Federated analytics

Federated analytics#

Federated analytics is an approach to reuse data without moving the data from the place where it is stored, allowing reuse of sensitive data in its original format. This is a privacy-by-design approach designed to prevent the reverse engineering of individual data centres, sets, and subjects. This is also a useful approach when data are too large to move.

Federated analytics enables real-time use of a living dataset, in contrast to approaches where a time-fixed version of a dataset is submitted to a repository or trusted research environment and subsequently shared. It is an important tool for analysis of time-varying sensitive data, for example in the health data space. Federated analytics can allow participant-level data to be analyzed across hospitals even though data can not be transferred from one hospital to another because of local data protection legislation. This is predicated on interoperable, high quality data described by interoperable, high quality, rich metadata.

Federated analytics generally require two levels of permissions. The first is the level of the research question and initiative, i.e., this specific group of data assets can participate in initiatives to answer a given research question. The second level specifies access conditions at the individual asset level. Although humans are engaged in assigning permissions for data assets, federated analytics is dependent on machine-to-machine communication of the types of actions possible for the data assets that are queried in the federated analysis. The data user is a software agent, and machine-actionable access policies are required during a machine-to-machine transaction to verify the identity of the agent, allow access to the target data asset(s), and check that the actions performed are those that are allowed.

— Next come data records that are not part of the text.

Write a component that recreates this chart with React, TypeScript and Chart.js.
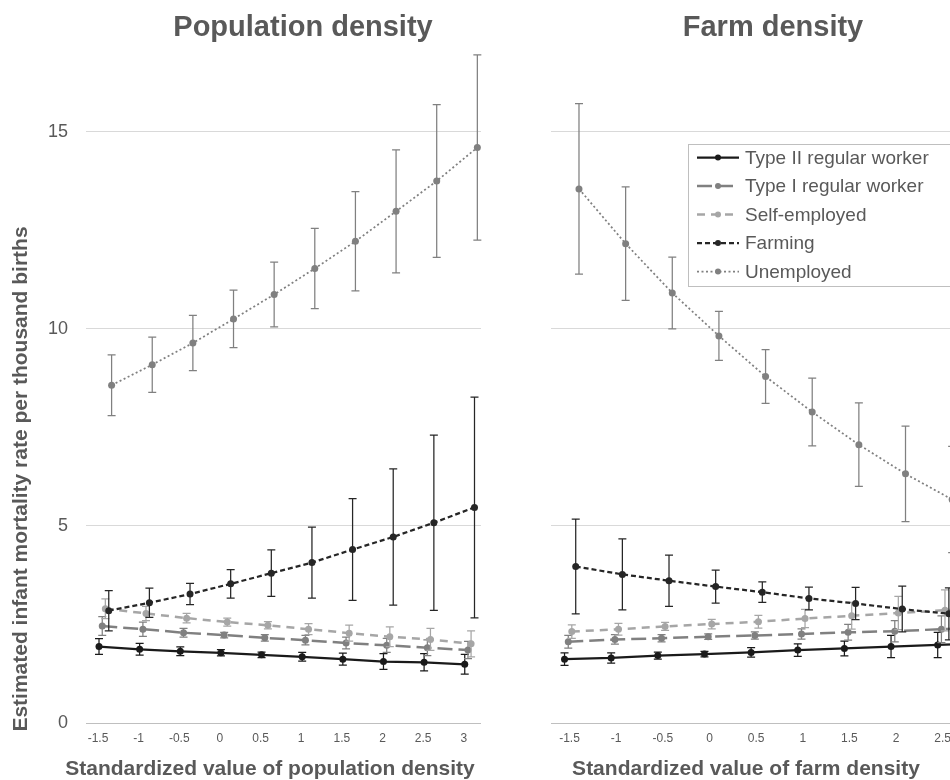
import React, { useEffect, useRef } from "react";
import { Chart, registerables } from "chart.js";

Chart.register(...registerables);

// ---------- data ----------
const xCategories = [-1.5, -1, -0.5, 0, 0.5, 1, 1.5, 2, 2.5, 3];
const xTickLabels = ["-1.5", "-1", "-0.5", "0", "0.5", "1", "1.5", "2", "2.5", "3"];
const yTickValues = [0, 5, 10, 15];
const yTickLabels = ["0", "5", "10", "15"];
const seriesNames = [
  "Type II regular worker",
  "Type I regular worker",
  "Self-employed",
  "Farming",
  "Unemployed",
];
// small horizontal shift of each series (as in the original figure)
const seriesShift = [0, 0.04, 0.078, 0.12, 0.155];

// Population density panel
const popTypeII = [1.94, 1.87, 1.82, 1.78, 1.73, 1.68, 1.62, 1.56, 1.54, 1.49];
const popTypeIIErr = [0.2, 0.15, 0.11, 0.08, 0.07, 0.11, 0.15, 0.2, 0.22, 0.25];
const popTypeI = [2.46, 2.38, 2.29, 2.23, 2.16, 2.1, 2.03, 1.97, 1.91, 1.85];
const popTypeIErr = [0.24, 0.18, 0.11, 0.07, 0.08, 0.12, 0.15, 0.18, 0.2, 0.22];
const popSelf = [2.9, 2.78, 2.66, 2.56, 2.48, 2.38, 2.28, 2.19, 2.12, 2.01];
const popSelfErr = [0.25, 0.18, 0.12, 0.1, 0.09, 0.14, 0.2, 0.25, 0.28, 0.33];
const popFarming = [2.85, 3.05, 3.27, 3.53, 3.8, 4.07, 4.4, 4.72, 5.08, 5.47];
const popFarmingErr = [0.51, 0.37, 0.27, 0.36, 0.59, 0.9, 1.29, 1.73, 2.22, 2.8];
const popUnemp = [8.57, 9.09, 9.64, 10.25, 10.87, 11.53, 12.22, 12.98, 13.75, 14.6];
const popUnempErr = [0.77, 0.7, 0.7, 0.73, 0.82, 1.02, 1.26, 1.56, 1.94, 2.35];

// Farm density panel
const farmTypeII = [1.62, 1.65, 1.71, 1.75, 1.79, 1.85, 1.89, 1.94, 1.98, 2.02];
const farmTypeIIErr = [0.16, 0.13, 0.09, 0.07, 0.12, 0.16, 0.19, 0.28, 0.32, 0.38];
const farmTypeI = [2.06, 2.12, 2.15, 2.19, 2.22, 2.26, 2.3, 2.33, 2.38, 2.42];
const farmTypeIErr = [0.16, 0.12, 0.09, 0.07, 0.09, 0.13, 0.2, 0.27, 0.34, 0.42];
const farmSelf = [2.32, 2.38, 2.45, 2.51, 2.57, 2.65, 2.72, 2.79, 2.86, 2.94];
const farmSelfErr = [0.17, 0.15, 0.1, 0.12, 0.16, 0.23, 0.34, 0.42, 0.52, 0.62];
const farmFarming = [3.97, 3.77, 3.61, 3.46, 3.32, 3.16, 3.03, 2.89, 2.77, 2.66];
const farmFarmingErr = [1.2, 0.9, 0.65, 0.42, 0.26, 0.29, 0.41, 0.58, 0.66, 0.85];
const farmUnemp = [13.55, 12.16, 10.91, 9.82, 8.79, 7.89, 7.06, 6.32, 5.67, 5.08];
const farmUnempErr = [2.16, 1.44, 0.91, 0.62, 0.68, 0.86, 1.06, 1.21, 1.35, 1.5];

// ---------- styles ----------
const FONT = "'Liberation Sans', Arial, Helvetica, sans-serif";
const TEXT = "#595959";
const seriesStyles = [
  { color: "#1a1a1a", err: "#1a1a1a", width: 2.25, dash: [] as number[], radius: 3.5 },
  { color: "#808080", err: "#808080", width: 2.5, dash: [15, 6], radius: 3.5 },
  { color: "#a6a6a6", err: "#a6a6a6", width: 2.5, dash: [8, 6], radius: 3.5 },
  { color: "#262626", err: "#262626", width: 2.25, dash: [5, 3], radius: 3.5 },
  { color: "#808080", err: "#808080", width: 1.75, dash: [2, 2.5], radius: 3.5 },
];

// ---------- plugins ----------
const errorBarPlugin = {
  id: "errorBars",
  afterDatasetDraw(chart: any, args: any) {
    const ds = chart.data.datasets[args.index];
    const errs: number[] = ds.errorBars;
    if (!errs) return;
    const meta = chart.getDatasetMeta(args.index);
    const yScale = chart.scales.y;
    const ctx = chart.ctx;
    ctx.save();
    ctx.strokeStyle = ds.errorColor;
    ctx.lineWidth = 1.25;
    ctx.setLineDash([]);
    meta.data.forEach((pt: any, i: number) => {
      const v = ds.data[i].y;
      const top = yScale.getPixelForValue(v + errs[i]);
      const bot = yScale.getPixelForValue(v - errs[i]);
      const x = pt.x;
      ctx.beginPath();
      ctx.moveTo(x, top);
      ctx.lineTo(x, bot);
      ctx.moveTo(x - 4, top);
      ctx.lineTo(x + 4, top);
      ctx.moveTo(x - 4, bot);
      ctx.lineTo(x + 4, bot);
      ctx.stroke();
    });
    ctx.restore();
  },
};

const textPlugin = {
  id: "panelText",
  afterDraw(chart: any, _args: any, opts: any) {
    const items = opts && opts.items ? opts.items : [];
    const ctx = chart.ctx;
    for (const t of items) {
      ctx.save();
      ctx.font = t.font;
      ctx.fillStyle = TEXT;
      ctx.textAlign = "center";
      ctx.textBaseline = t.baseline || "alphabetic";
      ctx.translate(t.x, t.y);
      if (t.rotate) ctx.rotate(t.rotate);
      ctx.fillText(t.text, 0, 0);
      ctx.restore();
    }
  },
};

const boxLegendPlugin = {
  id: "boxLegend",
  afterDraw(chart: any, _args: any, opts: any) {
    if (!opts || !opts.show) return;
    const ctx = chart.ctx;
    const { x, y, w, h, rowStart, rowStep } = opts;
    ctx.save();
    ctx.fillStyle = "#ffffff";
    ctx.fillRect(x, y, w, h);
    ctx.strokeStyle = "#bfbfbf";
    ctx.lineWidth = 1;
    ctx.strokeRect(x + 0.5, y + 0.5, w, h);
    chart.data.datasets.forEach((ds: any, i: number) => {
      const cy = rowStart + i * rowStep;
      const x1 = x + 9;
      const x2 = x + 51;
      ctx.strokeStyle = ds.borderColor;
      ctx.lineWidth = ds.borderWidth;
      ctx.setLineDash(ds.borderDash || []);
      ctx.beginPath();
      ctx.moveTo(x1, cy);
      ctx.lineTo(x2, cy);
      ctx.stroke();
      ctx.setLineDash([]);
      ctx.fillStyle = ds.pointBackgroundColor;
      ctx.beginPath();
      ctx.arc((x1 + x2) / 2, cy, 3, 0, Math.PI * 2);
      ctx.fill();
      ctx.fillStyle = TEXT;
      ctx.font = `19px ${FONT}`;
      ctx.textAlign = "left";
      ctx.textBaseline = "middle";
      ctx.fillText(ds.label, x + 57, cy + 1);
    });
    ctx.restore();
  },
};

function makeDatasets(values: number[][], errors: number[][]) {
  return values.map((vals, s) => {
    const st = seriesStyles[s];
    return {
      label: seriesNames[s],
      data: xCategories.map((x, i) => ({ x: x + seriesShift[s], y: vals[i] })),
      borderColor: st.color,
      backgroundColor: st.color,
      borderWidth: st.width,
      borderDash: st.dash,
      pointRadius: st.radius,
      pointBackgroundColor: st.color,
      pointBorderColor: st.color,
      pointBorderWidth: 0,
      showLine: true,
      tension: 0,
      fill: false,
      clip: false as any,
      order: 5 - s,
      errorBars: errors[s],
      errorColor: st.err,
    };
  });
}

function buildConfig(panel: "pop" | "farm"): any {
  const isPop = panel === "pop";
  const values = isPop
    ? [popTypeII, popTypeI, popSelf, popFarming, popUnemp]
    : [farmTypeII, farmTypeI, farmSelf, farmFarming, farmUnemp];
  const errors = isPop
    ? [popTypeIIErr, popTypeIErr, popSelfErr, popFarmingErr, popUnempErr]
    : [farmTypeIIErr, farmTypeIErr, farmSelfErr, farmFarmingErr, farmUnempErr];

  const textItems = isPop
    ? [
        { text: "Population density", x: 303, y: 36, font: `bold 29px ${FONT}` },
        {
          text: "Standardized value of population density",
          x: 270,
          y: 775,
          font: `bold 21px ${FONT}`,
        },
        {
          text: "Estimated infant mortality rate per thousand births",
          x: 21,
          y: 479,
          rotate: -Math.PI / 2,
          baseline: "middle",
          font: `bold 21px ${FONT}`,
        },
      ]
    : [
        { text: "Farm density", x: 233, y: 36, font: `bold 29px ${FONT}` },
        {
          text: "Standardized value of farm density",
          x: 206,
          y: 775,
          font: `bold 21px ${FONT}`,
        },
      ];

  return {
    type: "line",
    data: { datasets: makeDatasets(values, errors) },
    plugins: [errorBarPlugin, textPlugin, boxLegendPlugin],
    options: {
      responsive: false,
      animation: false,
      events: [],
      layout: {
        padding: isPop
          ? { left: 0, right: 59, top: 45, bottom: 0 }
          : { left: 11, right: 17, top: 45, bottom: 0 },
      },
      scales: {
        x: {
          type: "linear",
          min: isPop ? -1.66 : -1.645,
          max: 3.2,
          afterBuildTicks: (s: any) => {
            s.ticks = xCategories.map((v) => ({ value: v }));
          },
          afterFit: (s: any) => {
            s.height = 57;
          },
          grid: { display: false, drawTicks: false },
          border: { display: false },
          ticks: {
            autoSkip: false,
            maxRotation: 0,
            minRotation: 0,
            padding: 8,
            labelOffset: isPop ? -1 : 5,
            color: TEXT,
            font: { family: FONT, size: 12 },
            callback: (_v: any, i: number) => xTickLabels[i],
          },
        },
        y: {
          type: "linear",
          min: 0,
          max: 17.2,
          afterBuildTicks: (s: any) => {
            s.ticks = yTickValues.map((v) => ({ value: v }));
          },
          afterFit: (s: any) => {
            s.width = isPop ? 86 : 0;
          },
          grid: {
            drawTicks: false,
            lineWidth: 1,
            color: (c: any) => (c.tick && c.tick.value === 0 ? "#bfbfbf" : "#d9d9d9"),
          },
          border: { display: false },
          ticks: {
            display: isPop,
            padding: 18,
            color: TEXT,
            font: { family: FONT, size: 18 },
            callback: (_v: any, i: number) => yTickLabels[i],
          },
        },
      },
      plugins: {
        legend: { display: false },
        tooltip: { enabled: false },
        title: { display: false },
        panelText: { items: textItems },
        boxLegend: isPop
          ? { show: false }
          : { show: true, x: 148, y: 144, w: 320, h: 142, rowStart: 157.5, rowStep: 28.5 },
      },
    },
  };
}

export default function App() {
  const leftRef = useRef<HTMLCanvasElement>(null);
  const rightRef = useRef<HTMLCanvasElement>(null);

  useEffect(() => {
    const c1 = new Chart(leftRef.current as HTMLCanvasElement, buildConfig("pop"));
    const c2 = new Chart(rightRef.current as HTMLCanvasElement, buildConfig("farm"));
    return () => {
      c1.destroy();
      c2.destroy();
    };
  }, []);

  return (
    <div
      style={{
        position: "fixed",
        left: 0,
        top: 0,
        width: 950,
        height: 780,
        overflow: "hidden",
        background: "#ffffff",
      }}
    >
      <canvas
        ref={leftRef}
        width={540}
        height={780}
        style={{ position: "absolute", left: 0, top: 0, width: 540, height: 780 }}
      />
      <canvas
        ref={rightRef}
        width={480}
        height={780}
        style={{ position: "absolute", left: 540, top: 0, width: 480, height: 780 }}
      />
    </div>
  );
}
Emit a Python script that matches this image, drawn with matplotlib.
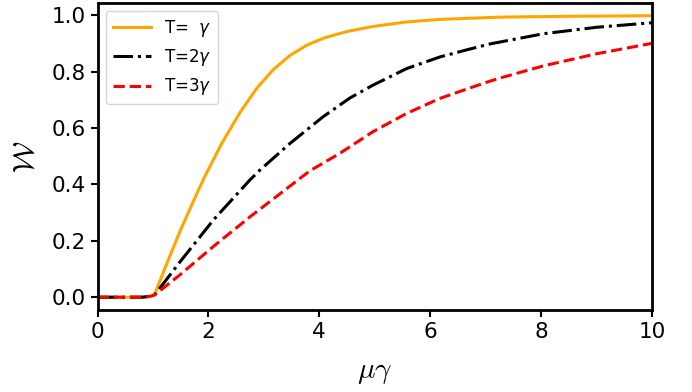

Federated analysis of sensitive data needs to be accompanied by machine-actionable permissions for common work flows to allow machines to authorize actions on data assets based on rules defined for the specific interactions contributing to the analysis. The current ODRL 2.2 list of Actions for Rules does not include any Actions relevant to analytics. This Scenario highlights the need for extending this vocabulary with actions relevant to federated learning or other analytical processes. ODRL coupled with a structured, machine-readable representation for workflow execution is a necessary part of federated approaches to data reuse. An extended typology of Actions needs to be developed for distributed analytics (as part of a CDIF profile).

Data access policies and rules might constrain software Agents to accessing only parts of a dataset for particular users or analytic workflows. For example to only query a limited set of variables. ODRL permissions and prohibitions need to consider the processing involved in data analysis and model building, as well as privacy preservation concerns as part of the policy action. This requires Policy makers to specify sub-sets or sub-structures of their data Assets with interoperable, machine-actionable representations. In a federated learning approach to data sharing, refinement of Asset descriptions, e.g. using the DDI-CDI variable model, is necessary to support these more granular access constraints for distributed analytics.